(Figure scripts)

★ ★ ★ ★ ★ ★ ★

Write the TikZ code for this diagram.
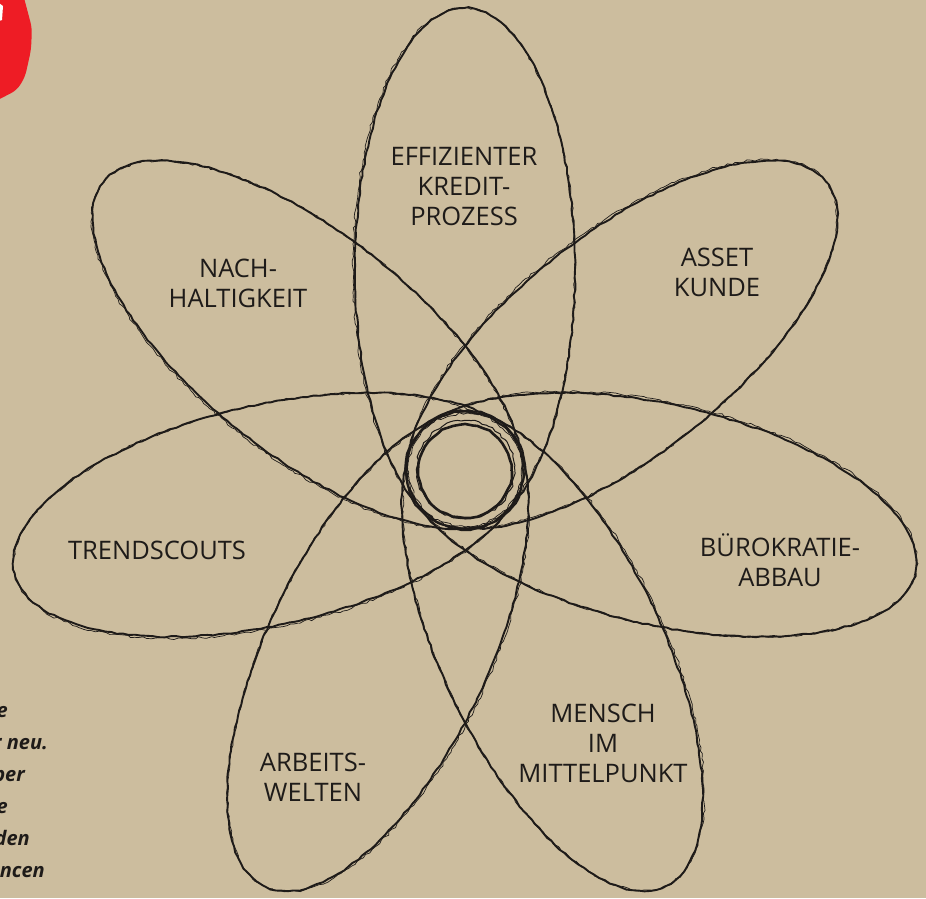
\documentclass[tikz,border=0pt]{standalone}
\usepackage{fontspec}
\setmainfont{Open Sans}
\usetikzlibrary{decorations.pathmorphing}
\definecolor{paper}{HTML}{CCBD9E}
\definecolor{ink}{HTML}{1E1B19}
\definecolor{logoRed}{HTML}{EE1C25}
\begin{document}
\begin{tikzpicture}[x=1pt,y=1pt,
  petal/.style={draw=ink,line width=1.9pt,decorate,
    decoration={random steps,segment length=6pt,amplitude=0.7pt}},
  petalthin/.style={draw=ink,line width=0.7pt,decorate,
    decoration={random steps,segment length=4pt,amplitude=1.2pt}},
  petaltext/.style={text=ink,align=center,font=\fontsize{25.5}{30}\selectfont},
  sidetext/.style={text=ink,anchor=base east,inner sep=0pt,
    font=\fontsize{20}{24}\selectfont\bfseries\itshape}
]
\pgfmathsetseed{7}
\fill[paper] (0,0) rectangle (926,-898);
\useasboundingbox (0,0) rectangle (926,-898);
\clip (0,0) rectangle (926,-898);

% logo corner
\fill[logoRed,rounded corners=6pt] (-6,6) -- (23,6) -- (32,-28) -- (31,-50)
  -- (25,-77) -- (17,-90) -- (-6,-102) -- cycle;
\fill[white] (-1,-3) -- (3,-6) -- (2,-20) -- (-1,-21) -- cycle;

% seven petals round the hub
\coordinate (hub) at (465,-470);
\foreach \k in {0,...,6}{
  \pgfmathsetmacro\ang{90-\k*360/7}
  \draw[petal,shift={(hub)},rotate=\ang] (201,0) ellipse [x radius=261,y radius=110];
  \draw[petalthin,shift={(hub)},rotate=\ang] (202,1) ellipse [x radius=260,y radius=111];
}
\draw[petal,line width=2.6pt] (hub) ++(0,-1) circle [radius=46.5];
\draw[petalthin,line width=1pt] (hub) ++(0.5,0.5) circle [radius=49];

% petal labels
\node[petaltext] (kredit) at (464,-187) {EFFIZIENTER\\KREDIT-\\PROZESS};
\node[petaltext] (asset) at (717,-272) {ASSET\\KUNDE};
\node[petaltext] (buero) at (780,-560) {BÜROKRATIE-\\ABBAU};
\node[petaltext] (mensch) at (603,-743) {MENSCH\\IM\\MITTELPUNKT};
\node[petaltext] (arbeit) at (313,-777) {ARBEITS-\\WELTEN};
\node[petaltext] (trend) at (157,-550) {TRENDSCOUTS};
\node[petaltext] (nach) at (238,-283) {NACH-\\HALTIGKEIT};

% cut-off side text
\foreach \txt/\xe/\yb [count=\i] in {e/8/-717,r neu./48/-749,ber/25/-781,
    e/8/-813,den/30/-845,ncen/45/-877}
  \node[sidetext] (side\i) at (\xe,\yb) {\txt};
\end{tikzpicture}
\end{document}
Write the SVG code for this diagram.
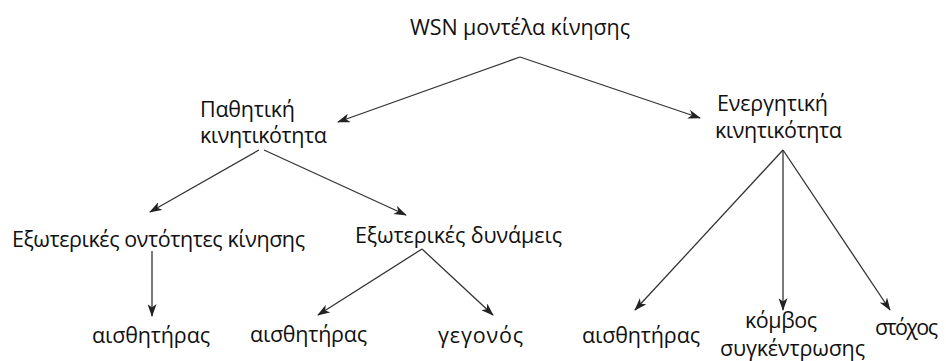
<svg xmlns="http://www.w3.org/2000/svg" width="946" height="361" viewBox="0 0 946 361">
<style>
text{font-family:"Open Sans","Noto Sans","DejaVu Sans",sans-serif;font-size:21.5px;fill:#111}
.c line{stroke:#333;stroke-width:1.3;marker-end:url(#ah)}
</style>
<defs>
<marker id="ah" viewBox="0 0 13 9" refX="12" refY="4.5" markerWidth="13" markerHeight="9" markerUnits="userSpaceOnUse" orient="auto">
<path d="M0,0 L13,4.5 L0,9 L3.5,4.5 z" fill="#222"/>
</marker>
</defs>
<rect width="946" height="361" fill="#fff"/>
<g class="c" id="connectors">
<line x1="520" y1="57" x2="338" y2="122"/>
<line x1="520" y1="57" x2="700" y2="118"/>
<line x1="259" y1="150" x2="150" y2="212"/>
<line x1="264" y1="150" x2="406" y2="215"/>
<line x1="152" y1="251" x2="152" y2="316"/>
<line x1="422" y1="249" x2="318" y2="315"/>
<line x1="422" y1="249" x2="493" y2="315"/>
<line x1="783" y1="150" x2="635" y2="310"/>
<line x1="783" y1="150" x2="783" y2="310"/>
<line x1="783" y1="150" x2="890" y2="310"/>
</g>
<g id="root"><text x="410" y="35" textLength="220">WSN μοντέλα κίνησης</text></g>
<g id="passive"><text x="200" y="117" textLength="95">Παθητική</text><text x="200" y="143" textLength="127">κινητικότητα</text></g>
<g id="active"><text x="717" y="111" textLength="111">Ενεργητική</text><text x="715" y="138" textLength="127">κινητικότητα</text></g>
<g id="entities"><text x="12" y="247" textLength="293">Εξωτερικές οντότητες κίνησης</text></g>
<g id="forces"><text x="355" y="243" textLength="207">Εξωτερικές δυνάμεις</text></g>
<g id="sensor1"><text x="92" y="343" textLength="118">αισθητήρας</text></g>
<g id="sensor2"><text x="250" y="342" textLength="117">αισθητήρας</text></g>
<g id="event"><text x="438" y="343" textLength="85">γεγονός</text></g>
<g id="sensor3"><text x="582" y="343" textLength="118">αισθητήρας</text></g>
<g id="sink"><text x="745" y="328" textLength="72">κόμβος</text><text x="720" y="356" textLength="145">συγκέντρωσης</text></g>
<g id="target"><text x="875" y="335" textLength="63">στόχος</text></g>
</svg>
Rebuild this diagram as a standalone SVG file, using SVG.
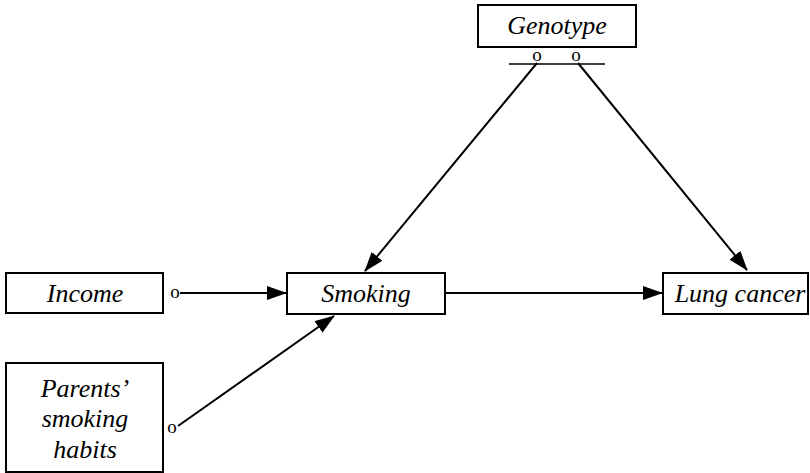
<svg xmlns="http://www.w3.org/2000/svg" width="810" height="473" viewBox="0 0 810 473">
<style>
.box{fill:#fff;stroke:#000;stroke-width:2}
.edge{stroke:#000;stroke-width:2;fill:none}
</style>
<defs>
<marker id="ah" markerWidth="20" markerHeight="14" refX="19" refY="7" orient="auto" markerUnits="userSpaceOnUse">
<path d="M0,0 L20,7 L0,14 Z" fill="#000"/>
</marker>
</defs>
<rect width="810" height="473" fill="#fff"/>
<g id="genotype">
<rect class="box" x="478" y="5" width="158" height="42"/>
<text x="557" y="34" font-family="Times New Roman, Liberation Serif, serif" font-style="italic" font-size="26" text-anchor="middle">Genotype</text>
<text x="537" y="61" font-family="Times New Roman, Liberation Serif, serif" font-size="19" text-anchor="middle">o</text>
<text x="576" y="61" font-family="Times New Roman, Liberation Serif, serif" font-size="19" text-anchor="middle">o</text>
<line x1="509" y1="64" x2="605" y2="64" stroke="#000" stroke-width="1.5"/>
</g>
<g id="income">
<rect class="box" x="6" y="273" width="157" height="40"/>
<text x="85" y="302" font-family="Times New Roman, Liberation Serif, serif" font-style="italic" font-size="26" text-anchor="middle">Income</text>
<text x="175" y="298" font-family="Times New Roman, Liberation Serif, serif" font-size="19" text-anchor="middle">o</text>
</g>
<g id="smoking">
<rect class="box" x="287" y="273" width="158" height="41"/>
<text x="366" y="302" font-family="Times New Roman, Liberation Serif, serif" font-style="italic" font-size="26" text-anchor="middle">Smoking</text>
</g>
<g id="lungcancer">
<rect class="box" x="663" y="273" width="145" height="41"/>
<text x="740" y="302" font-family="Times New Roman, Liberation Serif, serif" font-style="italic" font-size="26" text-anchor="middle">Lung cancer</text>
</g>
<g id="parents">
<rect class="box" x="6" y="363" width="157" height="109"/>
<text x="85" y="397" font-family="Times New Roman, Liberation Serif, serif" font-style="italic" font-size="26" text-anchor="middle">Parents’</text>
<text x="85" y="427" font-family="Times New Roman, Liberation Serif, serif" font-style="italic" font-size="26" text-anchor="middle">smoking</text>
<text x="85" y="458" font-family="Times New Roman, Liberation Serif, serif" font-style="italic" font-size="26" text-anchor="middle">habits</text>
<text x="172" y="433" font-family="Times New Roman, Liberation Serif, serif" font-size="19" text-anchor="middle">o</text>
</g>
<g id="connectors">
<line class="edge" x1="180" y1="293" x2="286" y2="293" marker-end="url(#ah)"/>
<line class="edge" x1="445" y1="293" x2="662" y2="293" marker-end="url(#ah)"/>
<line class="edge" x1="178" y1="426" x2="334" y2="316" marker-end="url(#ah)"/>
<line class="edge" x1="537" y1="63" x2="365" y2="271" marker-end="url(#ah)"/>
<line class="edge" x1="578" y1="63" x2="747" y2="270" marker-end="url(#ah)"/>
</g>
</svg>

★ ★ ★ ★ ★ ★ ★

[Requirement]:
Report how many lines in the listing above include the word "this". Give nothing but the number.

[Full solution]:
3